Learning in Multi-agent RL: Going beyond two-player zero-sum stochastic games
Reinforcement Learning (RL) has been a fundamental driver for recent advances in Artificial Intelligence, ranging from super-human performance in games including Go and Starcraft to decision making, autonomous driving and robotics.
A core ingredient behind the success of single-agent RL systems, which are typically modelled as Markov Decision Processes (MDPs), is that an optimal stationary policy always exists and moreover, there exist efficient algorithms that provably converge to it.
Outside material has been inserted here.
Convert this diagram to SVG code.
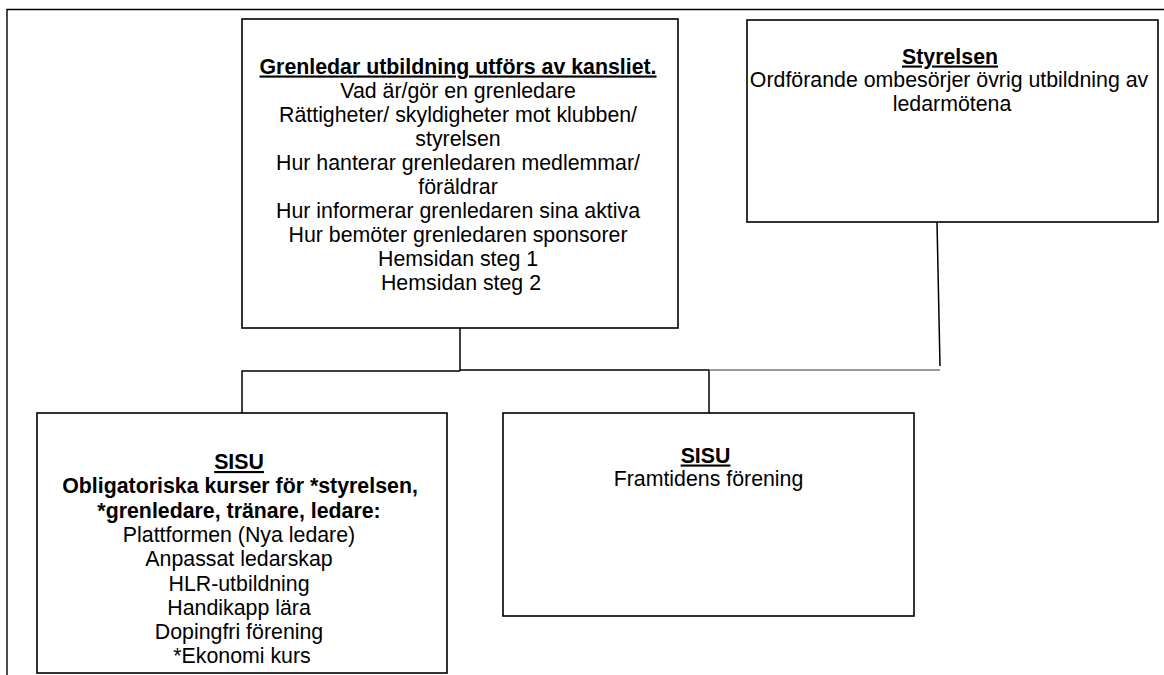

Recent progress has also been made towards understanding Multi-agent RL (MARL) settings with two players in which the reward of one player is the negation of the reward of the other player, i.e., zero-sum stochastic games.However, in practice, a majority of the systems involve multi-agent interactions, going beyond single-agent and two-player zero-sum settings. In such cases, despite the notable empirical advancements, there is a lack of understanding of the theoretical convergence guarantees of existing MARL dynamics. The aim of this proposal is to investigate MARL settings in which convergence to Nash policies - one of the most common solution concepts in MARL - can be provably guaranteed, exploiting techniques from Dynamical Systems, no-regret learning and non-convex optimization, pushing forward our preliminary findings in [Leonardos et al 2022, Fox et al 2022]